The sports field also holds good memories where the annual factory sports was held. In addition to the usual track events, there were traditional events such as the greasy pole, i.e. a 20 foot or so timber telephone pole that had been greased up with a coconut hanging at the top. The first man to the top to retrieve the coconut received a prize. The guys tried all sorts of tactics to reduce the effects of the grease such as removing their shirts to use as rolled up grease catchers on the way up. A bloke by the name of Bevis was unbelievable as he usually won the competition. Having sack fights on a horizontal pole on a timber frame and coconut shies were other events. The announcer for the day was usually Mr Bob Hann, the chemist at the hospital across the road in real life. At one of the annual sports days we were given an amazing show with about 30 Zulu men dressed up in full black and white cattle skin battle regalia. A small bloke was in the front stirring up the ‘warriors’ who would bang their shields with sticks in unison as well as lift each bare foot and bang it again in unison with such force that the ground vibrated. I believe that some of the Zulu ‘warriors’ were also in a music group (possibly Ladysmith Black Mambazo) as my Dad mentioned that one of the plant workers had got back from a performance for the Queen in London.
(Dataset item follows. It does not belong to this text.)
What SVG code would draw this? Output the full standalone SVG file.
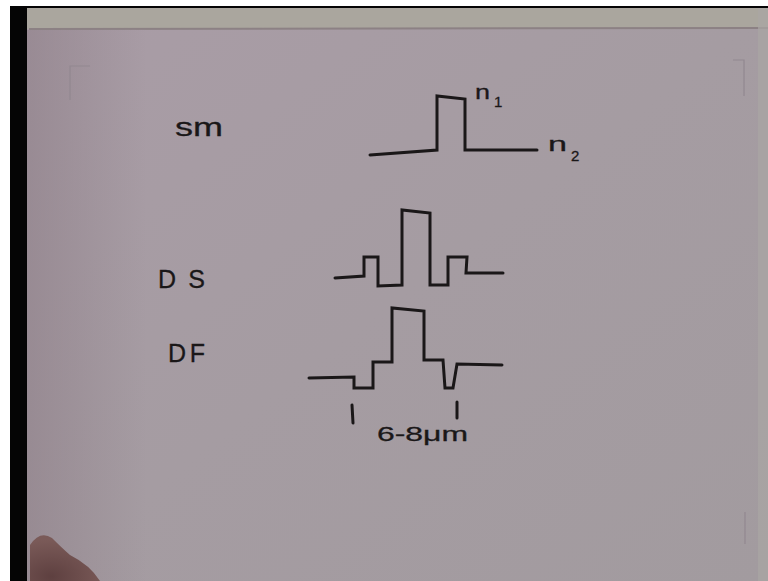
<svg xmlns="http://www.w3.org/2000/svg" width="768" height="581" viewBox="0 0 768 581">
<defs>
<linearGradient id="paper" x1="0" y1="0" x2="1" y2="1">
<stop offset="0" stop-color="#a99ca6"/>
<stop offset="0.5" stop-color="#a59ca2"/>
<stop offset="1" stop-color="#a29b9f"/>
</linearGradient>
<linearGradient id="shade" x1="0" y1="0" x2="1" y2="0">
<stop offset="0" stop-color="#8e7f88" stop-opacity="0.6"/>
<stop offset="1" stop-color="#8e7f88" stop-opacity="0"/>
</linearGradient>
<radialGradient id="hand" cx="0.3" cy="0.9" r="0.8">
<stop offset="0" stop-color="#5e4040"/>
<stop offset="1" stop-color="#7a5a58"/>
</radialGradient>
</defs>
<style>
.ink{fill:none;stroke:#1a1718;stroke-width:3;stroke-linejoin:miter;stroke-linecap:round}
.t{font-family:"Liberation Sans","DejaVu Sans",sans-serif;fill:#1a1718;stroke:#1a1718;stroke-width:0.3}
.mark{fill:none;stroke:#928890;stroke-width:1.2}
</style>
<!-- background / frame -->
<rect x="0" y="0" width="768" height="581" fill="#ffffff"/>
<rect x="10" y="6" width="758" height="575" fill="#050505"/>
<rect x="27" y="8" width="741" height="573" fill="url(#paper)"/>
<rect x="27" y="8" width="741" height="21" fill="#aaa69e"/>
<line x1="29" y1="29" x2="768" y2="28" stroke="#8c8184" stroke-width="2"/>
<rect x="27" y="30" width="120" height="551" fill="url(#shade)"/>
<rect x="758" y="8" width="10" height="573" fill="#aaa6a4" opacity="0.7"/>
<g id="corner-marks">
<path class="mark" d="M70 100 V66 H90"/>
<path class="mark" d="M733 60 H744 V96"/>
<path class="mark" d="M745 512 V544"/>
</g>
<path d="M30 545 Q40 530 52 538 Q62 548 70 555 Q90 565 100 581 L30 581 Z" fill="url(#hand)"/>

<g id="sm">
<text class="t" x="175" y="136" font-size="25" textLength="48" lengthAdjust="spacingAndGlyphs">sm</text>
<polyline class="ink" points="370,155 437,150 437,96 465,99 465,150 537,150"/>
<text class="t" x="475" y="99" font-size="20" textLength="15" lengthAdjust="spacingAndGlyphs">n</text>
<text class="t" x="494" y="107" font-size="15">1</text>
<text class="t" x="548" y="151" font-size="21" textLength="19" lengthAdjust="spacingAndGlyphs">n</text>
<text class="t" x="571" y="161" font-size="15">2</text>
</g>

<g id="ds">
<text class="t" x="158" y="288" font-size="25" textLength="47" lengthAdjust="spacing">DS</text>
<polyline class="ink" points="335,278 364,276 364,257 378,257 378,286 402,285 402,210 430,213 430,285 448,285 448,257 467,257 466,273 503,273"/>
</g>

<g id="df">
<text class="t" x="168" y="362" font-size="25" textLength="37" lengthAdjust="spacing">DF</text>
<polyline class="ink" points="309,378 354,377 354,388 373,388 373,362 392,362 392,308 424,311 424,360 443,360 445,388 453,388 457,364 502,365"/>
<line class="ink" x1="352" y1="405" x2="353" y2="423"/>
<line class="ink" x1="457" y1="402" x2="457" y2="418"/>
<text class="t" x="377" y="441" font-size="21" textLength="91" lengthAdjust="spacingAndGlyphs">6-8μm</text>
</g>
</svg>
Reference: Rodney Buchan Collection

Informal soccer and cricket was also played on the field when word got around that a game was on.  Formal soccer was also played at the field by the Twini Park Football Club before the senior and junior teams moved to the Dickens Road field. Jimmy was the goalkeeper and manager of the senior team as I recall with others including Woody, Ronnie, Ian and others. The juniors or ‘lighties’ were later very successfully trained Mr Crawford (after his family arrived from Zambia) with Roy, Mark and others playing to quite a high standard. Those were the days when soccer supporters were fanatically split down the middle between Durban City and Durban United. An undated reference in “A History of Amanzimtoti” also states that S. Inggs of Twini School set a new record of 12.7 seconds for the under 12 boys 100 yards race at the interschools at the sports field. The sports field was a good spot to fly kites in kite season.